MVCC maintains multiple versions of rows, allowing readers to access consistent snapshots without blocking writers. Each transaction sees data as of a snapshot timestamp, reducing lock contention.
Observe that in a database with MVCC (PostgreSQL, MySQL InnoDB), read operations do not block writes and vice versa, even without explicit locking.
MVCC still prevents write-write conflicts via locking; it only eliminates read-write blocking. Old versions are garbage-collected when no active transaction references them.
You already understand that concurrent database access creates problems: one transaction might read data that another is in the middle of modifying, or two transactions might try to update the same row simultaneously. Traditional locking-based concurrency control solves this by making readers wait for writers and writers wait for readers, but this serialization kills throughput. Multi-Version Concurrency Control (MVCC) offers an elegant alternative: instead of forcing transactions to wait, the database keeps multiple versions of each row so that readers and writers can operate simultaneously without blocking each other.
The core mechanism works like this: when a transaction modifies a row, the database does not overwrite the existing version.

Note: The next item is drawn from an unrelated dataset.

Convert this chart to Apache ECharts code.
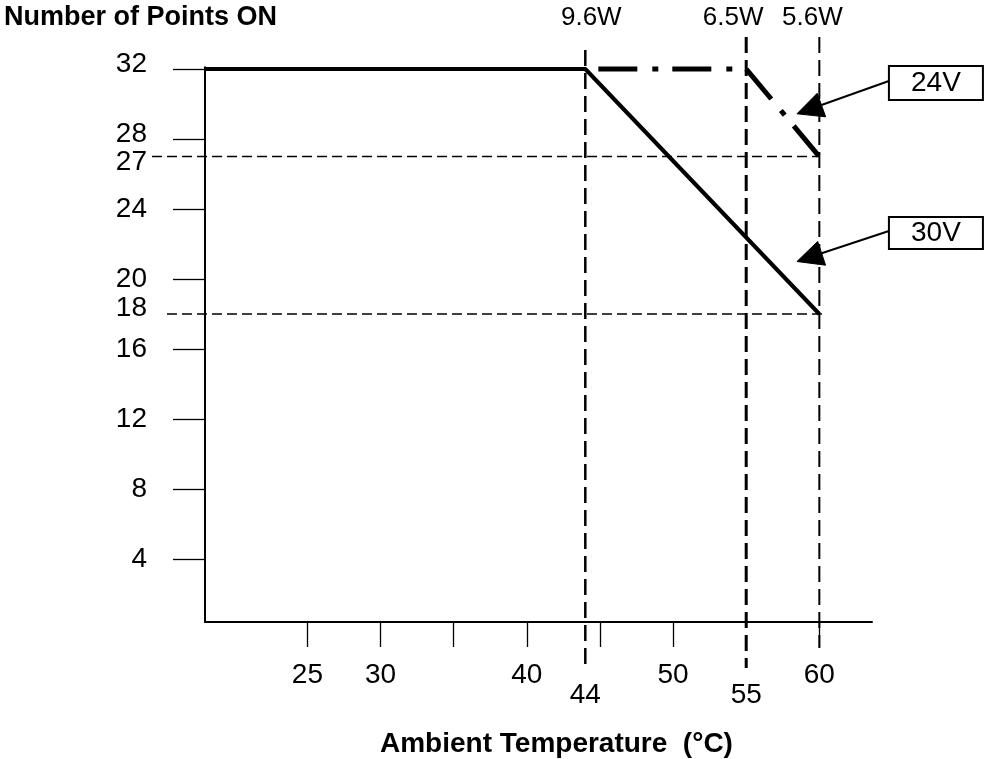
<!DOCTYPE html>
<html><head><meta charset="utf-8">
<script src="https://cdn.jsdelivr.net/npm/echarts@6/dist/echarts.min.js"></script>
<style>html,body{margin:0;padding:0;background:#fff}#c{width:986px;height:759px}</style>
</head><body><div id="c"></div>
<script>
// ---- data ----
const yTitle = 'Number of Points ON';
const xTitle = 'Ambient Temperature  (°C)';
const xTickValues = [25, 30, 35, 40, 45, 50, 60];
const xLabelValues = [25, 30, 40, 50, 60];
const xLowLabelValues = [44, 55];
const yTickValues = [4, 8, 12, 16, 20, 24, 28, 32];
const yLabelValues = [4, 8, 12, 16, 18, 20, 24, 27, 28, 32];
const temp30V = [18, 44, 60];
const points30V = [32, 32, 18];
const temp24V = [44, 55, 60];
const points24V = [32, 32, 27];
const breakTemps = [44, 55, 60];
const breakPower = ['9.6W', '6.5W', '5.6W'];
const limitLevels = [27, 18];
const seriesNames = ['24V', '30V'];

// ---- layout / style ----
const FONT = "'Liberation Sans', Arial, Helvetica, sans-serif";
const X_MIN = 18, X_MAX = 63.6, Y_MIN = 0.4, Y_MAX = 32.1;
const vTop = [33.09, 33.83, 33.83];
const vBot = [-2.06, -2.23, -1.09];
const vWidth = [2.5, 3, 2];
const powerDx = [6, -13, -7];
const hStart = [14.38, 15.4];
const hEnd = [60, 60.5];
const calloutTip = [[58.47, 29.44], [58.47, 21.0]];
const calloutBox = [[67.97, 31.2], [67.97, 22.63]];
const boxH = [34, 32];

const chart = echarts.init(document.getElementById('c'), null, {renderer: 'canvas'});

const labelShift = {32: 'u', 28: 'u', 18: 'u2', 27: 'd'};
const richBase = {fontFamily: FONT, fontSize: 28, color: '#000'};

const option = {
  backgroundColor: '#fff',
  animation: false,
  title: [
    {text: yTitle, left: 4, top: 4, padding: 0,
     textStyle: {fontFamily: FONT, fontSize: 27, fontWeight: 'bold', color: '#000'}},
    {text: xTitle, left: 380, top: 730, padding: 0,
     textStyle: {fontFamily: FONT, fontSize: 28, fontWeight: 'bold', color: '#000'}}
  ],
  grid: {left: 205, right: 114, top: 67.25, bottom: 137, containLabel: false, outerBoundsMode: 'none'},
  xAxis: [
    {type: 'value', min: X_MIN, max: X_MAX, position: 'bottom',
     axisLine: {show: true, lineStyle: {color: '#000', width: 2}},
     axisTick: {show: true, inside: false, length: 25, customValues: xTickValues, lineStyle: {color: '#000', width: 1.3}},
     axisLabel: {show: true, customValues: xLabelValues, margin: 39, hideOverlap: false,
                 fontFamily: FONT, fontSize: 28, color: '#000'},
     splitLine: {show: false}},
    {type: 'value', min: X_MIN, max: X_MAX, position: 'bottom', offset: 0,
     axisLine: {show: false}, axisTick: {show: false},
     axisLabel: {show: true, customValues: xLowLabelValues, margin: 59, hideOverlap: false,
                 fontFamily: FONT, fontSize: 28, color: '#000'},
     splitLine: {show: false}}
  ],
  yAxis: {
    type: 'value', min: Y_MIN, max: Y_MAX,
    axisLine: {show: true, lineStyle: {color: '#000', width: 2}},
    axisTick: {show: true, inside: false, length: 32, customValues: yTickValues, lineStyle: {color: '#000', width: 1.3}},
    axisLabel: {show: true, customValues: yLabelValues, margin: 58, hideOverlap: false,
                fontFamily: FONT, fontSize: 28, color: '#000',
                formatter: v => labelShift[v] ? '{' + labelShift[v] + '|' + v + '}' : String(v),
                rich: {
                  u: Object.assign({padding: [0, 0, 10, 0]}, richBase),
                  u2: Object.assign({padding: [0, 0, 12, 0]}, richBase),
                  d: Object.assign({padding: [12, 0, 0, 0]}, richBase)
                }},
    splitLine: {show: false}
  },
  series: [
    { // horizontal limit guides
      type: 'custom', name: 'levels', clip: false, silent: true, z: 1,
      data: limitLevels.map(v => [X_MIN, v]),
      renderItem: (params, api) => {
        const i = params.dataIndex;
        const v = api.value(1);
        const a = api.coord([hStart[i], v]);
        const b = api.coord([hEnd[i], v]);
        return {type: 'line', shape: {x1: a[0], y1: a[1], x2: b[0], y2: b[1]},
                style: {stroke: '#000', lineWidth: 1.3, lineDash: [10, 5], fill: null}};
      }
    },
    { // vertical break guides with power labels
      type: 'custom', name: 'breaks', clip: false, silent: true, z: 1,
      data: breakTemps.map(t => [t, Y_MIN]),
      renderItem: (params, api) => {
        const i = params.dataIndex;
        const t = api.value(0);
        const a = api.coord([t, vTop[i]]);
        const b = api.coord([t, vBot[i]]);
        const lp = api.coord([t, 34.95]);
        return {type: 'group', children: [
          {type: 'line', shape: {x1: a[0], y1: a[1], x2: b[0], y2: b[1]},
           style: {stroke: '#000', lineWidth: vWidth[i], lineDash: [16, 7], fill: null}},
          {type: 'text', x: lp[0] + powerDx[i], y: lp[1],
           style: {text: breakPower[i], fontFamily: FONT, fontSize: 26, fill: '#000', align: 'center', verticalAlign: 'middle'}}
        ]};
      }
    },
    {
      type: 'line', name: seriesNames[0], data: temp24V.map((t, i) => [t, points24V[i]]),
      showSymbol: false, symbol: 'none', clip: false, z: 3,
      lineStyle: {color: '#000', width: 5, type: [39, 15, 6, 14], dashOffset: 61, cap: 'butt'}
    },
    {
      type: 'line', name: seriesNames[1], data: temp30V.map((t, i) => [t, points30V[i]]),
      showSymbol: false, symbol: 'none', clip: false, z: 3,
      lineStyle: {color: '#000', width: 4, type: 'solid', cap: 'butt'}
    },
    { // callouts
      type: 'custom', name: 'callouts', clip: false, silent: true, z: 4,
      data: seriesNames.map((n, i) => [calloutBox[i][0], calloutBox[i][1]]),
      renderItem: (params, api) => {
        const i = params.dataIndex;
        const tip = api.coord(calloutTip[i]);
        const c = api.coord(calloutBox[i]);
        const w = 94, h = boxH[i];
        const tail = [c[0] - w / 2, c[1] - 2];
        const dx = tail[0] - tip[0], dy = tail[1] - tip[1];
        const len = Math.sqrt(dx * dx + dy * dy);
        const ux = dx / len, uy = dy / len;
        const hl = 26, hw = 12.5;
        const base = [tip[0] + ux * hl, tip[1] + uy * hl];
        const p1 = [base[0] - uy * hw, base[1] + ux * hw];
        const p2 = [base[0] + uy * hw, base[1] - ux * hw];
        return {type: 'group', children: [
          {type: 'line', shape: {x1: tail[0], y1: tail[1], x2: base[0], y2: base[1]},
           style: {stroke: '#000', lineWidth: 2, fill: null}},
          {type: 'polygon', shape: {points: [tip, p1, p2]}, style: {fill: '#000', stroke: '#000', lineWidth: 1}},
          {type: 'rect', shape: {x: c[0] - w / 2, y: c[1] - h / 2, width: w, height: h},
           style: {fill: '#fff', stroke: '#000', lineWidth: 2}},
          {type: 'text', x: c[0], y: c[1],
           style: {text: seriesNames[i], fontFamily: FONT, fontSize: 28, fill: '#000', align: 'center', verticalAlign: 'middle'}}
        ]};
      }
    }
  ]
};
chart.setOption(option);
</script>
</body></html>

Instead, it creates a new version of the row tagged with the writing transaction's ID or timestamp. The old version remains available for other transactions that started before the write. Each transaction operates against a snapshot — a consistent view of the database as it existed at the transaction's start time. When transaction T1 reads a row, the database finds the most recent version of that row that was committed before T1's snapshot timestamp. Even if transaction T2 is actively modifying that same row, T1 sees the old version and proceeds without waiting.
This means readers never block writers, and writers never block readers — a dramatic improvement over lock-based schemes where a long-running analytical query could stall all concurrent updates. However, MVCC does not eliminate all conflicts. Write-write conflicts still require coordination: if two transactions attempt to modify the same row, the second one must either wait or abort, depending on the database's conflict resolution strategy. PostgreSQL, for example, uses a "first updater wins" policy — the second transaction blocks until the first commits or rolls back, then either proceeds or aborts depending on the outcome.
The cost of maintaining multiple versions is storage overhead and garbage collection. As transactions create new versions, old versions accumulate. The database must periodically determine which old versions are no longer visible to any active transaction and reclaim their storage — a process PostgreSQL calls VACUUM and MySQL/InnoDB handles through a background purge thread. If garbage collection falls behind (for example, because a long-running transaction holds an old snapshot open), the database accumulates bloat that degrades performance. Understanding this lifecycle — version creation, snapshot visibility, and garbage collection — is essential for diagnosing performance problems in MVCC-based systems like PostgreSQL, MySQL InnoDB, and Oracle.